Overall I rate it a JBP/10.

Anonymous 32725

I never like Batman movies. They always felt too overly serious for a superhero movie. Especially when the concept is a rich guy in a bat costume beating up people.

Anonymous 32727

>>32355
marvel movies. all of them.

Anonymous 32728

>>32727
I still like the original Spider Man trilogy.

Anonymous 32740

>>32725
Have you seen Batman (1966)? That one is goofy and fun and better than the Nolan output. The 1989 film also does a good job of blending the campy elements with a Gothic atmosphere and has a good Jack Nicholson performance.
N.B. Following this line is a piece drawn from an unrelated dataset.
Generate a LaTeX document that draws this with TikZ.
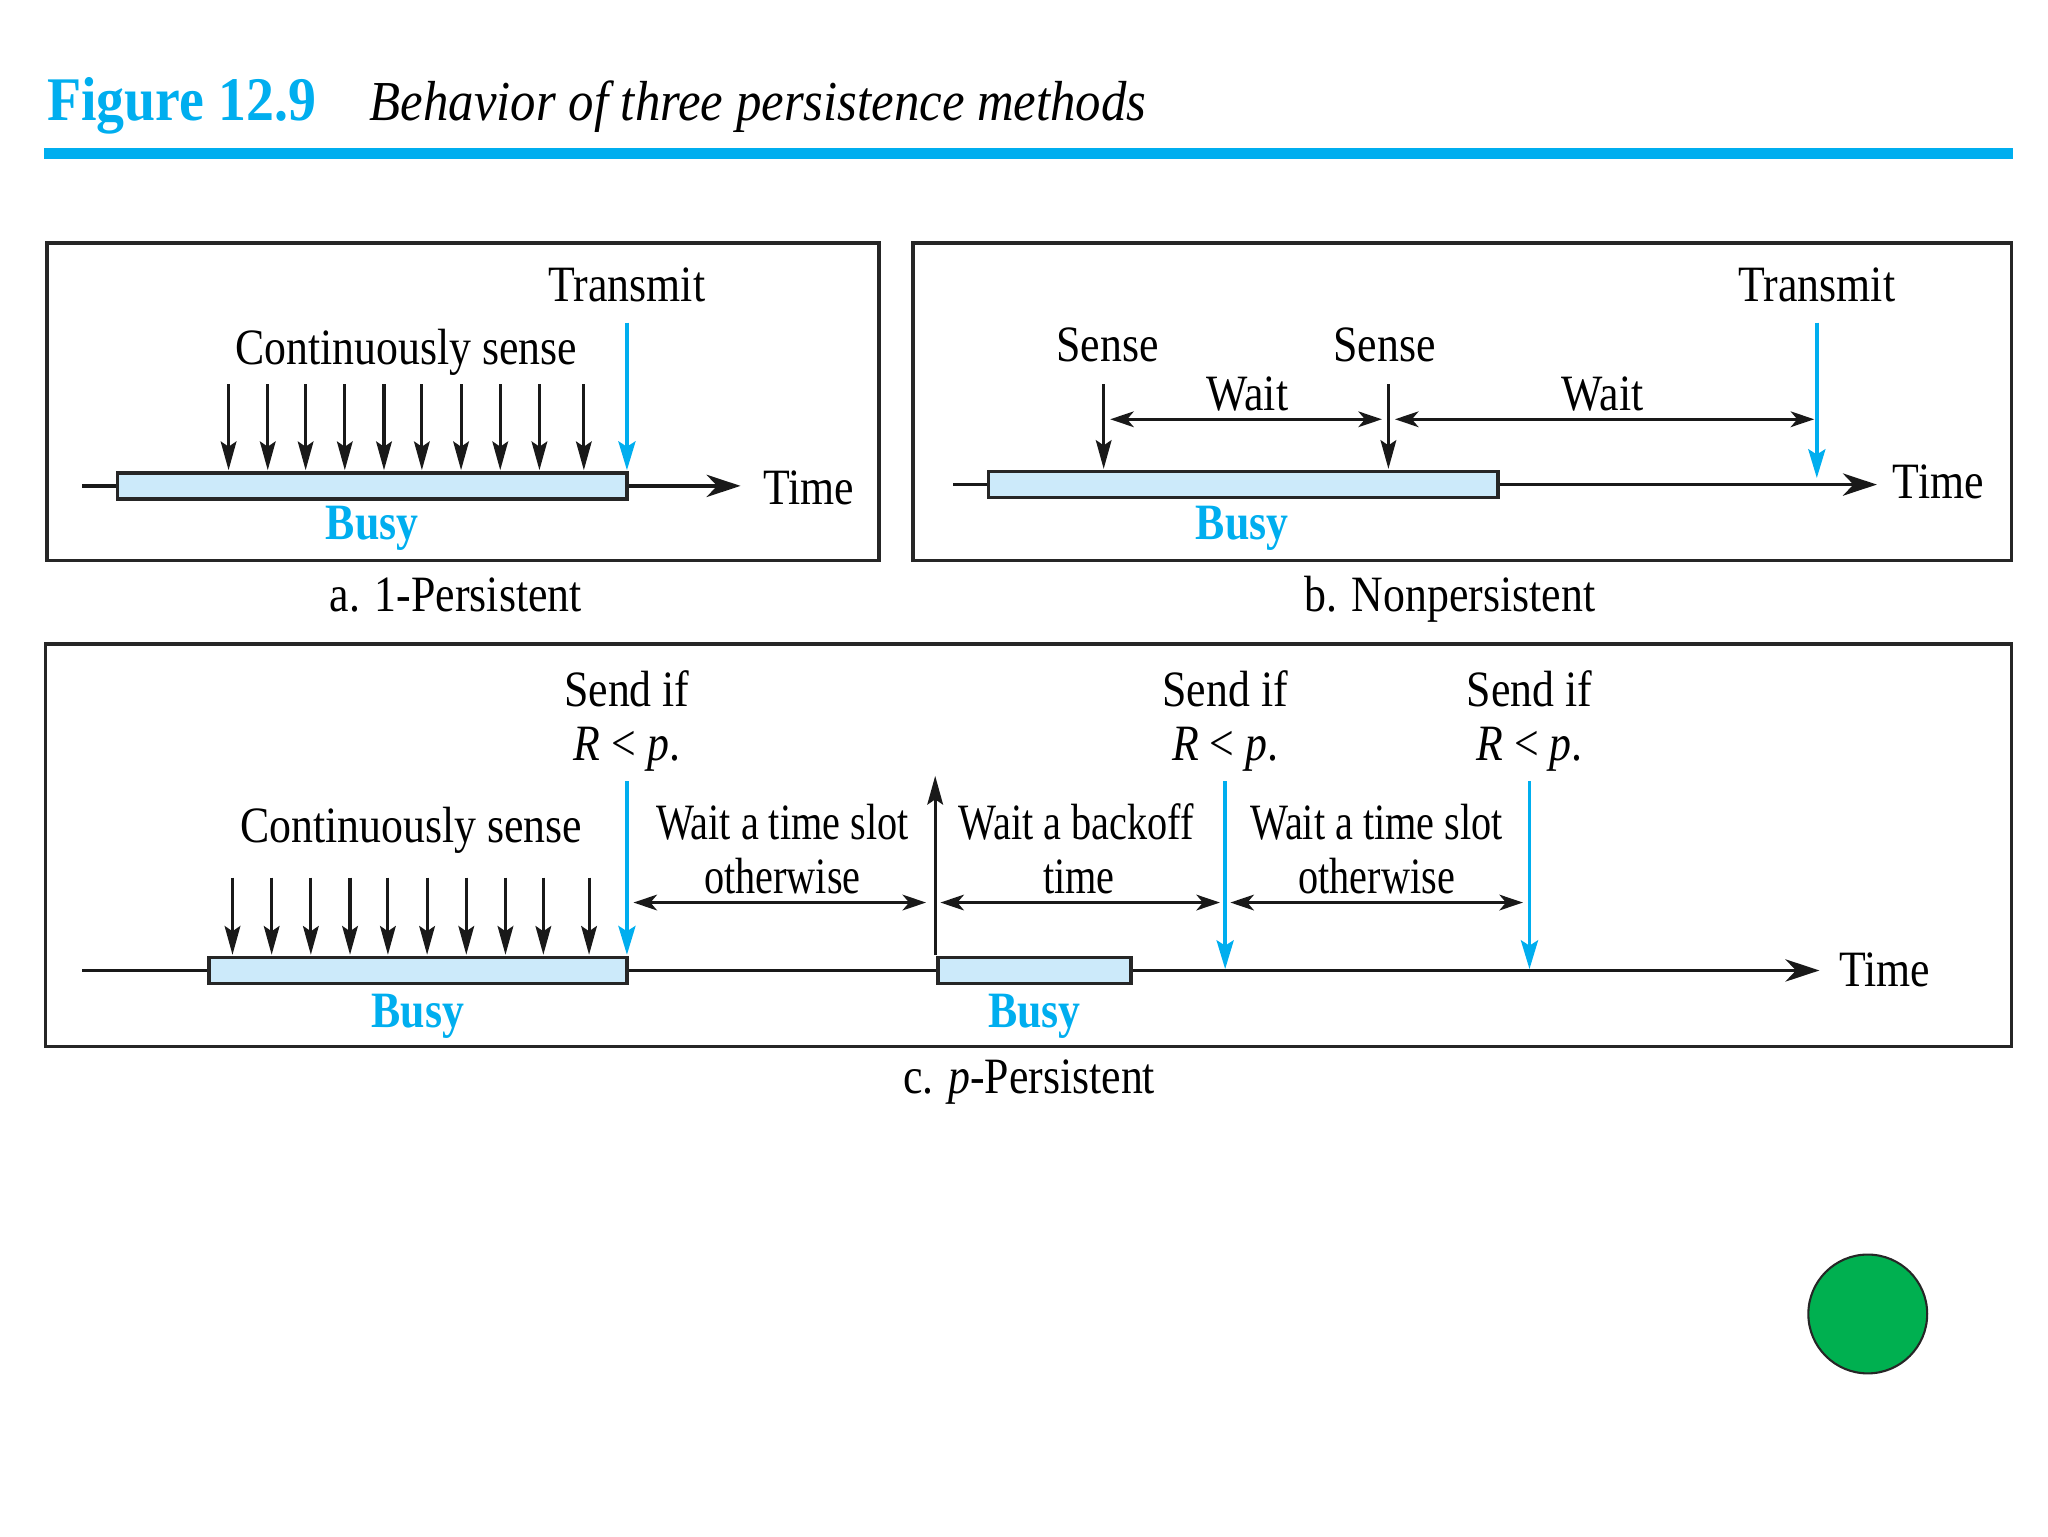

I similarly find the Nolanverse overrated because I find them too self-serious particularly Dark Knight. Heath Ledger is doing a good job, but the character he's playing might as well not be Joker. Same with Bane and Scarecrow, Nolan was so concerned with realism he striped the appealing parts of their comic book counterparts away.

Anonymous 32742

>>32355
For me it's most Ghibli films. I only liked a few films of theirs. The rest rely too much on pretty visuals, which are nice but can't hold up a film alone for me. Pom Poko is one of their best yet people almost never talk about it.

Anonymous 32743

>>32742
Rewatching some of Ghibli's films made me realize how paper thin the plots are. Even the majority of the scenes just serve as eye candy. Without really move the plot forward or having any impact on the overall story. They're basically short films with a ton of padding for a feature length runtime. Also you notice how the characters tend to blend together. They have bland and near identical personalities to each other. Like they copy and pasted the character's personality, motivations and backstory for each film.

Anonymous 32752

>>32398
The lighthouse is what would happen if you asked someone who'd never seen an arthouse film to make an arthouse film.

Anonymous 33093

Screen Shot 2023-1…

Whit Stillman movies. I saw Metropolitan and Last Days at Disco. They were both just 3/5 stars to me, fine to pass the time but forgettable. But for a lot of people these are part of their favorite movies ever, which I just don't understand.